Start of DATA SEGMENT

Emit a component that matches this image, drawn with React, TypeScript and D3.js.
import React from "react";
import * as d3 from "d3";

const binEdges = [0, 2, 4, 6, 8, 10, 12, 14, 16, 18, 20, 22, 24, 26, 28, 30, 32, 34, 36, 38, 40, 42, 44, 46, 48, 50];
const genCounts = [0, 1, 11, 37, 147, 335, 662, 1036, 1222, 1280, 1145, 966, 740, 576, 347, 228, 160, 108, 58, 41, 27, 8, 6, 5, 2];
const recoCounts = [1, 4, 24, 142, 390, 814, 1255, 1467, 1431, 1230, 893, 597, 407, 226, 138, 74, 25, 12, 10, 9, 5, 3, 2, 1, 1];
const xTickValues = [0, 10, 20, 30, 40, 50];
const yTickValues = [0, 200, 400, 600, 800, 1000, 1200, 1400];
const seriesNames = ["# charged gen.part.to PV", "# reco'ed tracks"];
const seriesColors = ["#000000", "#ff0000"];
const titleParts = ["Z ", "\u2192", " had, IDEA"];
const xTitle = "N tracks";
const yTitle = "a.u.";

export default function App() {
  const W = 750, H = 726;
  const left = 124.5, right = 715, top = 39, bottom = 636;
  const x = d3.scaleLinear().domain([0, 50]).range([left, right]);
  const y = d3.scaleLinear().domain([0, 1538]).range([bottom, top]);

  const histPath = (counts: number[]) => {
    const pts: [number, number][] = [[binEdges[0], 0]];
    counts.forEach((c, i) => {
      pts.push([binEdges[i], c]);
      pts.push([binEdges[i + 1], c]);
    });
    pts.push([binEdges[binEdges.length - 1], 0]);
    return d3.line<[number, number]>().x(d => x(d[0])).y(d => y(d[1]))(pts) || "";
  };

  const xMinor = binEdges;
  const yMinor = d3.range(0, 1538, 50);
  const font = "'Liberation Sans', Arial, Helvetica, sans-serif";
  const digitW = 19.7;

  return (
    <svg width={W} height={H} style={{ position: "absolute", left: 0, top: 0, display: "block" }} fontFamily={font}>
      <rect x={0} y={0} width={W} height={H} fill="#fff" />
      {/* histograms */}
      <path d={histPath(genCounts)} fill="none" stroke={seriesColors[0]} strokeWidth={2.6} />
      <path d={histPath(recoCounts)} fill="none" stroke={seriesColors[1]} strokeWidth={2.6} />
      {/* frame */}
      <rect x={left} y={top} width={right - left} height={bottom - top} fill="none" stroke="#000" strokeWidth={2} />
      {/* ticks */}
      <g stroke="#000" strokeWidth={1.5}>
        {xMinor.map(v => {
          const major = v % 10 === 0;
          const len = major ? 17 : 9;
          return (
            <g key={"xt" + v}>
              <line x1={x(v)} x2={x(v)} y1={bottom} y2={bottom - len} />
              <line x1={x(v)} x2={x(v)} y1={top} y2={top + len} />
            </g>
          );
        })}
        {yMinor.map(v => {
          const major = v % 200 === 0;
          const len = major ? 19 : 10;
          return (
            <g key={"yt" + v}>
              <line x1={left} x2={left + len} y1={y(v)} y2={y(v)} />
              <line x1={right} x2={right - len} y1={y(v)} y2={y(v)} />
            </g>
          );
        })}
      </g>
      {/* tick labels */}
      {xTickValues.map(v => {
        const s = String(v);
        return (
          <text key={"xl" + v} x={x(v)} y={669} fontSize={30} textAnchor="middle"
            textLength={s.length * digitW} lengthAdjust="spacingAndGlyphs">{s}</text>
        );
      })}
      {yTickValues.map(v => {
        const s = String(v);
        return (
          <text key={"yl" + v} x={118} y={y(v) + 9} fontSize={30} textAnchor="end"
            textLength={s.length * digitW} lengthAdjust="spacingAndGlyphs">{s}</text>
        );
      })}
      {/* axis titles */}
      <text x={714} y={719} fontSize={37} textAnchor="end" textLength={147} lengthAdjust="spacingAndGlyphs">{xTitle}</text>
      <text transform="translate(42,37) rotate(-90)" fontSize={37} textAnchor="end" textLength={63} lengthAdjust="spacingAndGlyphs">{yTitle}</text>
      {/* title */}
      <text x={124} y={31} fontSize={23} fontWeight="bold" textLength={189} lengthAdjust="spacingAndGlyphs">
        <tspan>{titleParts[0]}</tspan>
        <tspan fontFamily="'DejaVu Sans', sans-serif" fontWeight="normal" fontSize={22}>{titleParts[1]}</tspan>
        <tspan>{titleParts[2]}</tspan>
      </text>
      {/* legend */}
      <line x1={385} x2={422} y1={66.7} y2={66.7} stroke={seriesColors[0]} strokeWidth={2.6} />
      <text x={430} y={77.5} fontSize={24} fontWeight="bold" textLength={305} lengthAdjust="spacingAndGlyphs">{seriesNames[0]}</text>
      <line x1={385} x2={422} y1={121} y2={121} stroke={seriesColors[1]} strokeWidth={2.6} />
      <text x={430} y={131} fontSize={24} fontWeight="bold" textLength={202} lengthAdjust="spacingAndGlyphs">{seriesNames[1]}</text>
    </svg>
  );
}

End of DATA SEGMENT

*WHAT IS BEING ASKED*
Each line in the material above must be retyped without alteration.

*PROBLEM SOLUTION*
Emit a component that matches this image, drawn with React, TypeScript and D3.js.
import React from "react";
import * as d3 from "d3";

const binEdges = [0, 2, 4, 6, 8, 10, 12, 14, 16, 18, 20, 22, 24, 26, 28, 30, 32, 34, 36, 38, 40, 42, 44, 46, 48, 50];
const genCounts = [0, 1, 11, 37, 147, 335, 662, 1036, 1222, 1280, 1145, 966, 740, 576, 347, 228, 160, 108, 58, 41, 27, 8, 6, 5, 2];
const recoCounts = [1, 4, 24, 142, 390, 814, 1255, 1467, 1431, 1230, 893, 597, 407, 226, 138, 74, 25, 12, 10, 9, 5, 3, 2, 1, 1];
const xTickValues = [0, 10, 20, 30, 40, 50];
const yTickValues = [0, 200, 400, 600, 800, 1000, 1200, 1400];
const seriesNames = ["# charged gen.part.to PV", "# reco'ed tracks"];
const seriesColors = ["#000000", "#ff0000"];
const titleParts = ["Z ", "\u2192", " had, IDEA"];
const xTitle = "N tracks";
const yTitle = "a.u.";

export default function App() {
  const W = 750, H = 726;
  const left = 124.5, right = 715, top = 39, bottom = 636;
  const x = d3.scaleLinear().domain([0, 50]).range([left, right]);
  const y = d3.scaleLinear().domain([0, 1538]).range([bottom, top]);

  const histPath = (counts: number[]) => {
    const pts: [number, number][] = [[binEdges[0], 0]];
    counts.forEach((c, i) => {
      pts.push([binEdges[i], c]);
      pts.push([binEdges[i + 1], c]);
    });
    pts.push([binEdges[binEdges.length - 1], 0]);
    return d3.line<[number, number]>().x(d => x(d[0])).y(d => y(d[1]))(pts) || "";
  };

  const xMinor = binEdges;
  const yMinor = d3.range(0, 1538, 50);
  const font = "'Liberation Sans', Arial, Helvetica, sans-serif";
  const digitW = 19.7;

  return (
    <svg width={W} height={H} style={{ position: "absolute", left: 0, top: 0, display: "block" }} fontFamily={font}>
      <rect x={0} y={0} width={W} height={H} fill="#fff" />
      {/* histograms */}
      <path d={histPath(genCounts)} fill="none" stroke={seriesColors[0]} strokeWidth={2.6} />
      <path d={histPath(recoCounts)} fill="none" stroke={seriesColors[1]} strokeWidth={2.6} />
      {/* frame */}
      <rect x={left} y={top} width={right - left} height={bottom - top} fill="none" stroke="#000" strokeWidth={2} />
      {/* ticks */}
      <g stroke="#000" strokeWidth={1.5}>
        {xMinor.map(v => {
          const major = v % 10 === 0;
          const len = major ? 17 : 9;
          return (
            <g key={"xt" + v}>
              <line x1={x(v)} x2={x(v)} y1={bottom} y2={bottom - len} />
              <line x1={x(v)} x2={x(v)} y1={top} y2={top + len} />
            </g>
          );
        })}
        {yMinor.map(v => {
          const major = v % 200 === 0;
          const len = major ? 19 : 10;
          return (
            <g key={"yt" + v}>
              <line x1={left} x2={left + len} y1={y(v)} y2={y(v)} />
              <line x1={right} x2={right - len} y1={y(v)} y2={y(v)} />
            </g>
          );
        })}
      </g>
      {/* tick labels */}
      {xTickValues.map(v => {
        const s = String(v);
        return (
          <text key={"xl" + v} x={x(v)} y={669} fontSize={30} textAnchor="middle"
            textLength={s.length * digitW} lengthAdjust="spacingAndGlyphs">{s}</text>
        );
      })}
      {yTickValues.map(v => {
        const s = String(v);
        return (
          <text key={"yl" + v} x={118} y={y(v) + 9} fontSize={30} textAnchor="end"
            textLength={s.length * digitW} lengthAdjust="spacingAndGlyphs">{s}</text>
        );
      })}
      {/* axis titles */}
      <text x={714} y={719} fontSize={37} textAnchor="end" textLength={147} lengthAdjust="spacingAndGlyphs">{xTitle}</text>
      <text transform="translate(42,37) rotate(-90)" fontSize={37} textAnchor="end" textLength={63} lengthAdjust="spacingAndGlyphs">{yTitle}</text>
      {/* title */}
      <text x={124} y={31} fontSize={23} fontWeight="bold" textLength={189} lengthAdjust="spacingAndGlyphs">
        <tspan>{titleParts[0]}</tspan>
        <tspan fontFamily="'DejaVu Sans', sans-serif" fontWeight="normal" fontSize={22}>{titleParts[1]}</tspan>
        <tspan>{titleParts[2]}</tspan>
      </text>
      {/* legend */}
      <line x1={385} x2={422} y1={66.7} y2={66.7} stroke={seriesColors[0]} strokeWidth={2.6} />
      <text x={430} y={77.5} fontSize={24} fontWeight="bold" textLength={305} lengthAdjust="spacingAndGlyphs">{seriesNames[0]}</text>
      <line x1={385} x2={422} y1={121} y2={121} stroke={seriesColors[1]} strokeWidth={2.6} />
      <text x={430} y={131} fontSize={24} fontWeight="bold" textLength={202} lengthAdjust="spacingAndGlyphs">{seriesNames[1]}</text>
    </svg>
  );
}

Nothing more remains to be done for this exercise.